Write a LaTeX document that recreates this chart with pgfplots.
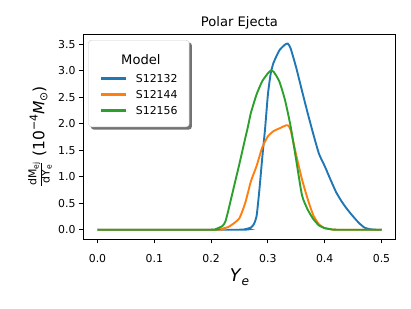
\documentclass[border=0pt]{standalone}
\usepackage{fontspec}
\setmainfont{DejaVu Sans}
\usepackage{pgfplots}
\pgfplotsset{compat=1.18}
\pgfdeclarelayer{background}
\pgfsetlayers{background,main}
\definecolor{tabblue}{HTML}{1F77B4}
\definecolor{taborange}{HTML}{FF7F0E}
\definecolor{tabgreen}{HTML}{2CA02C}
\newcommand{\ylab}{%
\fontsize{15.5}{15.5}\selectfont
$\hbox{\fontsize{10.9}{10.9}\selectfont dM\raisebox{-0.35ex}{\fontsize{7.6}{7.6}\selectfont ej}}\over\hbox{\fontsize{10.9}{10.9}\selectfont dY\raisebox{-0.35ex}{\fontsize{7.6}{7.6}\selectfont e}}$
(10\raisebox{0.8ex}{\fontsize{10.9}{10.9}\selectfont −4}\textit{M}\raisebox{-0.35ex}{\fontsize{10.9}{10.9}\selectfont ⊙})}
\begin{document}
\begin{tikzpicture}
\path[use as bounding box] (-83.3pt,-69pt) rectangle (327.7pt,239pt);
\begin{axis}[
  at={(0,0)}, anchor=south west,
  scale only axis, width=312.4pt, height=204.7pt,
  xmin=-0.025, xmax=0.525, ymin=-0.1755, ymax=3.6855,
  xtick={0,0.1,0.2,0.3,0.4,0.5},
  xticklabels={0.0,0.1,0.2,0.3,0.4,0.5},
  ytick={0,0.5,1,1.5,2,2.5,3,3.5},
  yticklabels={0.0,0.5,1.0,1.5,2.0,2.5,3.0,3.5},
  /pgf/number format/assume math mode=true,
  tick align=outside, tick pos=left, major tick length=4.3pt,
  every tick/.style={black, line width=0.87pt},
  axis line style={line width=0.87pt},
  tick label style={font=\fontsize{10.9}{12}\selectfont},
  xticklabel style={yshift=-8pt},
  title={Polar Ejecta},
  every axis title/.style={at={(axis description cs:0.5,1)}, anchor=base, yshift=7.6pt, font=\fontsize{13.1}{14}\selectfont},
  xlabel={\textit{Y}\raisebox{-0.35ex}{\fontsize{12.2}{12}\selectfont\textit{e}}},
  every axis x label/.style={at={(axis description cs:0.5,-0.2086)}, anchor=base, font=\fontsize{17.5}{18}\selectfont},
  ylabel={\ylab},
  every axis y label/.style={at={(axis description cs:-0.1248,0.5)}, anchor=base, rotate=90},
  legend cell align=left,
  legend image code/.code={\path[draw, #1, line width=2.4pt] (0pt,0pt) -- (24.3pt,0pt);},
  legend style={at={(axis description cs:0.016,0.972)}, anchor=north west,
    name=leg,
    draw=black!20, rounded corners=3pt, fill=white,
    inner xsep=11.7pt, inner ysep=11.3pt,
    nodes={inner sep=0pt, text height=9pt, text depth=1pt},
    row sep=6pt,
    /tikz/every odd column/.append style={column sep=9pt},
    font=\fontsize{10.9}{12}\selectfont},
]
\addlegendimage{empty legend}
\addlegendentry[text height=12.8pt, text depth=3.2pt]{\hspace*{5pt}\makebox[0pt][c]{\fontsize{13.1}{13}\selectfont Model}}
\addplot[tabblue, line width=1.9pt, smooth, tension=0.35] coordinates {
(0,0)(0.25,0)(0.26,0.01)(0.27,0.04)(0.275,0.1)(0.28,0.25)(0.285,0.75)(0.29,1.35)(0.295,1.9)(0.30,2.55)(0.305,2.95)(0.31,3.15)(0.32,3.38)(0.33,3.49)(0.335,3.51)(0.34,3.42)(0.35,3.05)(0.36,2.62)(0.37,2.2)(0.38,1.8)(0.39,1.43)(0.40,1.2)(0.41,0.95)(0.42,0.71)(0.43,0.53)(0.44,0.38)(0.45,0.25)(0.46,0.13)(0.47,0.04)(0.48,0.01)(0.49,0)(0.5,0)
};
\addlegendentry{S12132}
\addplot[taborange, line width=1.9pt, smooth, tension=0.35] coordinates {
(0,0)(0.21,0)(0.22,0.02)(0.23,0.05)(0.24,0.12)(0.25,0.22)(0.26,0.5)(0.27,0.91)(0.28,1.2)(0.29,1.55)(0.30,1.76)(0.31,1.86)(0.32,1.91)(0.33,1.96)(0.335,1.97)(0.34,1.88)(0.35,1.4)(0.36,0.95)(0.37,0.58)(0.38,0.27)(0.39,0.1)(0.40,0.03)(0.41,0.01)(0.42,0)(0.5,0)
};
\addlegendentry{S12144}
\addplot[tabgreen, line width=1.9pt, smooth, tension=0.35] coordinates {
(0,0)(0.20,0)(0.21,0.02)(0.22,0.07)(0.225,0.15)(0.23,0.35)(0.24,0.8)(0.25,1.25)(0.26,1.72)(0.265,1.95)(0.27,2.2)(0.28,2.55)(0.29,2.8)(0.30,2.95)(0.305,3.0)(0.31,2.98)(0.32,2.8)(0.33,2.45)(0.34,1.95)(0.35,1.3)(0.36,0.65)(0.37,0.38)(0.38,0.2)(0.39,0.08)(0.40,0.03)(0.41,0.01)(0.42,0)(0.5,0)
};
\addlegendentry{S12156}
\end{axis}
\begin{pgfonlayer}{background}
\fill[black!55, rounded corners=3pt] ([shift={(2.5pt,-2.5pt)}]leg.south west) rectangle ([shift={(2.5pt,-2.5pt)}]leg.north east);
\end{pgfonlayer}
\end{tikzpicture}
\end{document}
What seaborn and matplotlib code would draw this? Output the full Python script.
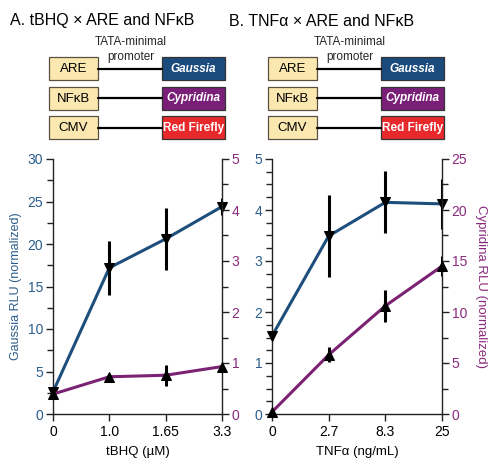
import matplotlib
matplotlib.use('Agg')
import matplotlib.pyplot as plt
import seaborn as sns
import pandas as pd
import numpy as np
from matplotlib.patches import Rectangle
from matplotlib.ticker import MultipleLocator

# ---------------- data ----------------
tbhq_labels = ['0', '1.0', '1.65', '3.3']
tnf_labels = ['0', '2.7', '8.3', '25']

a_gaussia = [2.6, 17.2, 20.6, 24.4]
a_gaussia_err = [0.5, 3.2, 3.6, 1.0]
a_cypridina = [0.39, 0.73, 0.76, 0.93]
a_cypridina_err = [0.07, 0.03, 0.21, 0.03]

b_gaussia = [1.53, 3.49, 4.15, 4.12]
b_gaussia_err = [0.08, 0.81, 0.61, 0.49]
b_cypridina = [0.2, 5.8, 10.6, 14.5]
b_cypridina_err = [0.3, 0.75, 1.6, 1.0]

left_box_labels = ['ARE', 'NF\u03baB', 'CMV']
right_box_labels = ['Gaussia', 'Cypridina', 'Red Firefly']

BLUE = '#1d4e7c'
BLUE_TXT = '#2b5d8c'
PURPLE = '#7b2272'
PURPLE_TXT = '#8a2a7f'
CREAM = '#fbe8b0'
BOX_COLORS = ['#1b4b7d', '#7a1f78', '#e8292c']

sns.set_theme(style='ticks')
plt.rcParams['font.family'] = ['Liberation Sans', 'DejaVu Sans']

W, H = 496, 470
fig = plt.figure(figsize=(W / 100, H / 100), dpi=100)


def fx(px):
    return px / W


def fy(py):
    return 1 - py / H


def panel(rect, labels, g, gerr, c, cerr, gmax, gmaj, gmin, cmax, cmaj, cmin,
          xlabel, left_label=None, right_label=None):
    ax = fig.add_axes(rect)
    x = np.arange(len(labels))
    dfg = pd.DataFrame({'x': x, 'v': g})
    sns.lineplot(data=dfg, x='x', y='v', ax=ax, color=BLUE, lw=2.2, marker='v',
                 markersize=7, markerfacecolor='black', markeredgecolor='black',
                 clip_on=False, zorder=3)
    ax.errorbar(x, g, yerr=gerr, fmt='none', ecolor='black', elinewidth=2.2,
                capsize=0, zorder=4)
    ax.set_xlim(0, len(labels) - 1)
    ax.set_ylim(0, gmax)
    ax.yaxis.set_major_locator(MultipleLocator(gmaj))
    ax.yaxis.set_minor_locator(MultipleLocator(gmin))
    ax.set_xticks(x)
    ax.set_xticklabels(labels)
    ax.set_xlabel(xlabel, fontsize=9.5, color='black', labelpad=5)
    ax.set_ylabel(left_label if left_label else '', fontsize=9, color=BLUE_TXT,
                  labelpad=4)
    ax.tick_params(axis='y', which='major', length=5, width=1, color='#222222',
                   labelcolor=BLUE_TXT, labelsize=10, pad=2)
    ax.tick_params(axis='y', which='minor', length=4, width=1, color='#222222', left=True)
    ax.tick_params(axis='x', length=5, width=1, color='#222222', labelsize=10,
                   labelcolor='black', pad=3)
    for s in ['top', 'right']:
        ax.spines[s].set_visible(False)
    for s in ['left', 'bottom']:
        ax.spines[s].set_color('#222222')
        ax.spines[s].set_linewidth(1)

    ax2 = ax.twinx()
    dfc = pd.DataFrame({'x': x, 'v': c})
    sns.lineplot(data=dfc, x='x', y='v', ax=ax2, color=PURPLE, lw=2.2, marker='^',
                 markersize=7, markerfacecolor='black', markeredgecolor='black',
                 clip_on=False, zorder=3)
    ax2.errorbar(x, c, yerr=cerr, fmt='none', ecolor='black', elinewidth=2.2,
                 capsize=0, zorder=4)
    ax2.set_xlim(0, len(labels) - 1)
    ax2.set_ylim(0, cmax)
    ax2.yaxis.set_major_locator(MultipleLocator(cmaj))
    ax2.yaxis.set_minor_locator(MultipleLocator(cmin))
    ax2.tick_params(axis='y', which='major', length=5, width=1, color='#222222',
                    labelcolor=PURPLE_TXT, labelsize=10, pad=2)
    ax2.tick_params(axis='y', which='minor', length=4, width=1, color='#222222', right=True)
    if right_label:
        ax2.set_ylabel(right_label, fontsize=9.5, color=PURPLE_TXT, rotation=270,
                       labelpad=14)
    else:
        ax2.set_ylabel('')
    for s in ['top', 'left', 'bottom']:
        ax2.spines[s].set_visible(False)
    ax2.spines['right'].set_color('#222222')
    ax2.spines['right'].set_linewidth(1)
    return ax, ax2


# left panel
panel([fx(53), fy(414), fx(222) - fx(53), fy(159) - fy(414)], tbhq_labels,
      a_gaussia, a_gaussia_err, a_cypridina, a_cypridina_err,
      30, 5, 2.5, 5, 1, 0.5, 'tBHQ (\u00b5M)', left_label='Gaussia RLU (normalized)')
# right panel
panel([fx(272), fy(414), fx(442) - fx(272), fy(159) - fy(414)], tnf_labels,
      b_gaussia, b_gaussia_err, b_cypridina, b_cypridina_err,
      5, 1, 0.25, 25, 5, 2.5, 'TNF\u03b1 (ng/mL)', right_label='Cypridina RLU (normalized)')

# ---------------- construct diagrams (overlay in pixel coordinates) ----------------
ov = fig.add_axes([0, 0, 1, 1], zorder=-1)
ov.set_xlim(0, W)
ov.set_ylim(H, 0)
ov.axis('off')

rows_y = [57, 86.5, 116]
box_h = 23


def diagram(x0, title):
    ov.text(x0 - 39, 21, title, fontsize=11.5, va='center', ha='left', color='black')
    lx0, lx1 = x0, x0 + 49
    rx0, rx1 = x0 + 113, x0 + 176
    ov.text((lx1 + rx0) / 2 + 1, 42, 'TATA-minimal', fontsize=8.5, ha='center', va='center')
    ov.text((lx1 + rx0) / 2 + 1, 57, 'promoter', fontsize=8.5, ha='center', va='center')
    for i, y in enumerate(rows_y):
        ov.add_patch(Rectangle((lx0, y), lx1 - lx0, box_h, facecolor=CREAM,
                               edgecolor='#5a5040', lw=0.9))
        ov.text((lx0 + lx1) / 2, y + box_h / 2 + 0.5, left_box_labels[i], fontsize=9.5,
                ha='center', va='center', color='black')
        ov.plot([lx1, rx0], [y + box_h / 2, y + box_h / 2], color='black', lw=1.6)
        ov.add_patch(Rectangle((rx0, y), rx1 - rx0, box_h, facecolor=BOX_COLORS[i],
                               edgecolor='#333333', lw=0.9))
        style = 'italic' if i < 2 else 'normal'
        ov.text((rx0 + rx1) / 2, y + box_h / 2 + 0.5, right_box_labels[i], fontsize=8.5,
                ha='center', va='center', color='white', fontweight='bold', style=style)


diagram(49, 'A. tBHQ \u00d7 ARE and NF\u03baB')
diagram(268, 'B. TNF\u03b1 \u00d7 ARE and NF\u03baB')

fig.savefig('out.png', dpi=100)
+-------+
§ **Task details**
Reproduce only the lines running from the one that has "What seaborn and" through the one that has "tnf_labels = ['0', '2.7', '8.3', '25']", ends included. Any pictures in that stretch should not be copied.

§ **Written reply**
What seaborn and matplotlib code would draw this? Output the full Python script.
import matplotlib
matplotlib.use('Agg')
import matplotlib.pyplot as plt
import seaborn as sns
import pandas as pd
import numpy as np
from matplotlib.patches import Rectangle
from matplotlib.ticker import MultipleLocator

# ---------------- data ----------------
tbhq_labels = ['0', '1.0', '1.65', '3.3']
tnf_labels = ['0', '2.7', '8.3', '25']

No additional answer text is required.